The dissent was written by Justice Ruth Bader Ginsburg, who was joined by Justices Sonia Sotomayor, Stephen Breyer, and Elena Kagan. Justices Breyer and Kagan together filed a separate dissent. Justice Ginsburg's dissent was an impassioned one, and in it she called the majority's decision one of "startling breadth." The dissenting justices claimed the ruling would allow companies to "opt out of any law (saving only tax laws) they judge incompatible with their sincerely held religious beliefs." Likewise, the Obama administration argued that companies that did not wish to provide the contraceptive coverage or other areas of coverage due to religious beliefs could decide not to provide any company-wide options.[8]

Significance

Public Policy

Though this decision expanded the notion of corporate personhood to include religious rights "to provide protection for human beings," members of the public found it highly divisive in nature as it reaffirmed the court's "pro-business" stance.
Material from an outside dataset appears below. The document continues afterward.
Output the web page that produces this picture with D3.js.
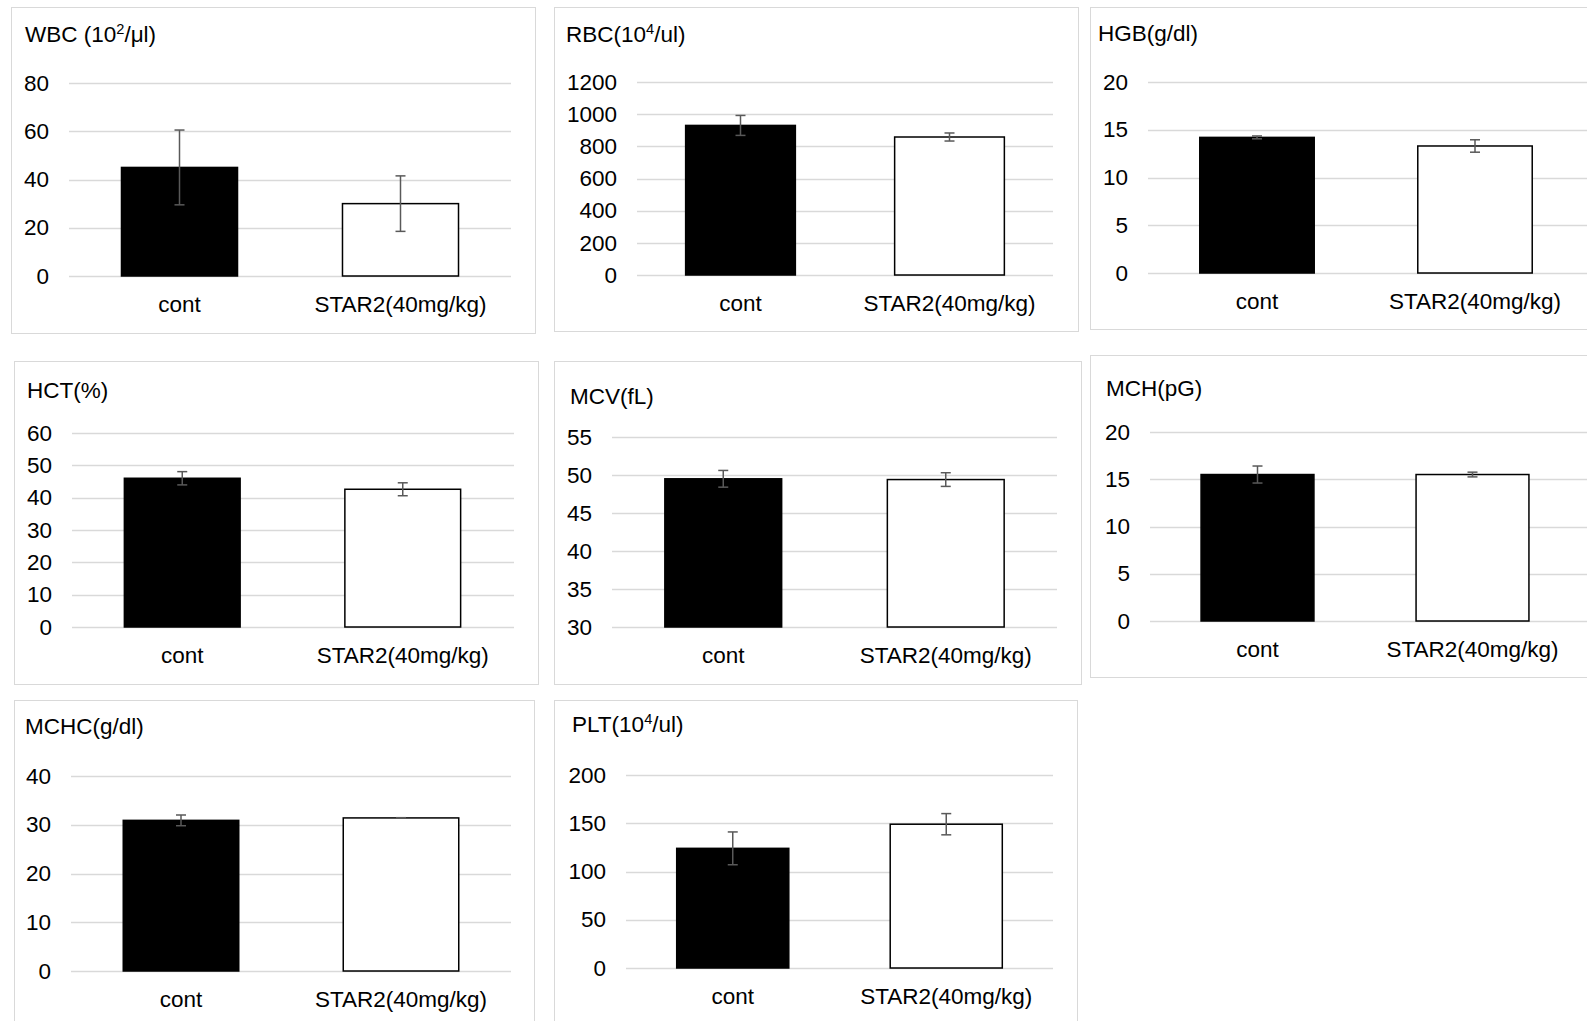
<!DOCTYPE html>
<html>
<head>
<meta charset="utf-8">
<script src="https://cdn.jsdelivr.net/npm/d3@7"></script>
<style>
  html, body { margin: 0; padding: 0; background: #fff; }
  svg { display: block; font-family: "Liberation Sans", Arial, sans-serif; }
</style>
</head>
<body>
<div id="chart"></div>
<script>
// datos de los paneles
const categories = ["cont", "STAR2(40mg/kg)"];
const titles = ["WBC (10^2/μl)", "RBC(10^4/ul)", "HGB(g/dl)", "HCT(%)",
                "MCV(fL)", "MCH(pG)", "MCHC(g/dl)", "PLT(10^4/ul)"];
const yDomains = [[0, 80], [0, 1200], [0, 20], [0, 60], [30, 55], [0, 20], [0, 40], [0, 200]];
const yTickSteps = [20, 200, 5, 10, 5, 5, 10, 50];
const contMeans = [45, 930, 14.2, 46.0, 49.5, 15.5, 30.9, 124];
const contErrors = [15.5, 62, 0.15, 2.05, 1.1, 0.9, 1.1, 17];
const starMeans = [30, 858, 13.3, 42.6, 49.4, 15.5, 31.4, 149];
const starErrors = [11.5, 25, 0.65, 2.0, 0.9, 0.25, 0.05, 11];

// posición de cada panel en la página
const layout = [
  { box: [11, 7, 524, 326],  plot: [69, 511, 83, 276],    gridLeft: 69,   gridRight: 511,  titleX: 25,   titleY: 42 },
  { box: [554, 7, 524, 324], plot: [636, 1054, 82, 275],  gridLeft: 637,  gridRight: 1053, titleX: 566,  titleY: 42 },
  { box: [1090, 7, 520, 322], plot: [1148, 1584, 82, 273], gridLeft: 1148, gridRight: 1587, titleX: 1098, titleY: 41 },
  { box: [14, 361, 524, 323], plot: [72, 513, 433, 627],  gridLeft: 72,   gridRight: 514,  titleX: 27,   titleY: 398 },
  { box: [554, 361, 527, 323], plot: [612, 1057, 437, 627], gridLeft: 612, gridRight: 1057, titleX: 570, titleY: 404 },
  { box: [1090, 355, 520, 322], plot: [1150, 1580, 432, 621], gridLeft: 1150, gridRight: 1587, titleX: 1106, titleY: 396 },
  { box: [14, 700, 520, 340], plot: [71, 511, 776, 971],   gridLeft: 71,   gridRight: 511,  titleX: 25,   titleY: 734 },
  { box: [554, 700, 523, 340], plot: [626, 1053, 775, 968], gridLeft: 626, gridRight: 1053, titleX: 572, titleY: 732 }
];

const W = 1587, H = 1021;
const fontSize = 22.5;

const svg = d3.select("#chart").append("svg")
    .attr("width", W)
    .attr("height", H);

titles.forEach((title, i) => {
    const L = layout[i];
    const g = svg.append("g");

    // marco del panel
    g.append("rect")
        .attr("x", L.box[0] + 0.5).attr("y", L.box[1] + 0.5)
        .attr("width", L.box[2]).attr("height", L.box[3])
        .attr("fill", "#fff").attr("stroke", "#d9d9d9").attr("stroke-width", 1);

    const x = d3.scaleBand().domain(categories)
        .range([L.plot[0], L.plot[1]])
        .paddingInner(0.475).paddingOuter(0.2375);
    const y = d3.scaleLinear().domain(yDomains[i])
        .range([L.plot[3], L.plot[2]]);
    const ticks = d3.range(yDomains[i][0], yDomains[i][1] + 1e-9, yTickSteps[i]);

    // líneas de la cuadrícula
    g.selectAll(".grid").data(ticks).join("line")
        .attr("x1", L.gridLeft).attr("x2", L.gridRight)
        .attr("y1", d => Math.round(y(d)) + 0.5).attr("y2", d => Math.round(y(d)) + 0.5)
        .attr("stroke", "#d9d9d9").attr("stroke-width", 1.5);

    // eje Y con el eje de D3, sin dominio ni marcas
    const axis = g.append("g")
        .attr("transform", `translate(${L.gridLeft - 20},0)`)
        .call(d3.axisLeft(y).tickValues(ticks).tickSize(0).tickPadding(0).tickFormat(d3.format("d")));
    axis.select(".domain").remove();
    axis.selectAll("text")
        .attr("font-size", fontSize)
        .attr("font-family", "Liberation Sans, Arial, sans-serif")
        .attr("fill", "#000");

    // barras
    const means = [contMeans[i], starMeans[i]];
    const errs = [contErrors[i], starErrors[i]];
    const fills = ["#000", "#fff"];
    const y0 = y(yDomains[i][0]);

    g.selectAll(".bar").data(categories).join("rect")
        .attr("x", d => x(d))
        .attr("y", (d, j) => y(means[j]))
        .attr("width", x.bandwidth())
        .attr("height", (d, j) => y0 - y(means[j]))
        .attr("fill", (d, j) => fills[j])
        .attr("stroke", "#000")
        .attr("stroke-width", 1.5);

    // barras de error
    categories.forEach((c, j) => {
        const cx = x(c) + x.bandwidth() / 2;
        const hi = y(means[j] + errs[j]), lo = y(means[j] - errs[j]);
        const eg = g.append("g").attr("stroke", "#595959").attr("stroke-width", 1.5);
        eg.append("line").attr("x1", cx).attr("x2", cx).attr("y1", hi).attr("y2", lo);
        eg.append("line").attr("x1", cx - 5).attr("x2", cx + 5).attr("y1", hi).attr("y2", hi);
        eg.append("line").attr("x1", cx - 5).attr("x2", cx + 5).attr("y1", lo).attr("y2", lo);
    });

    // etiquetas de categoría
    g.selectAll(".cat").data(categories).join("text")
        .attr("x", d => x(d) + x.bandwidth() / 2)
        .attr("y", L.plot[3] + 36)
        .attr("text-anchor", "middle")
        .attr("font-size", fontSize)
        .attr("fill", "#000")
        .text(d => d);

    // título con superíndice
    const t = g.append("text")
        .attr("x", L.titleX).attr("y", L.titleY)
        .attr("font-size", fontSize)
        .attr("fill", "#000");
    const m = title.match(/^(.*)\^(\d)(.*)$/);
    if (m) {
        t.append("tspan").text(m[1]);
        t.append("tspan").attr("font-size", fontSize * 0.65).attr("dy", -8).text(m[2]);
        t.append("tspan").attr("dy", 8).text(m[3]);
    } else {
        t.text(title);
    }
});
</script>
</body>
</html>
Democratic politicians like Senate Majority Leader Harry Reid pledged to restore the Affordable Care Act's contraception coverage:[11][12]

If the Supreme Court will not protect women's access to health care, then Democrats will. We will continue to fight to preserve women’s access to contraceptive coverage and keep bosses out of the examination room.[13]

Republican House Speaker John Boehner, however, was optimistic about the court's decision, calling it a "victory for religious freedom."[14]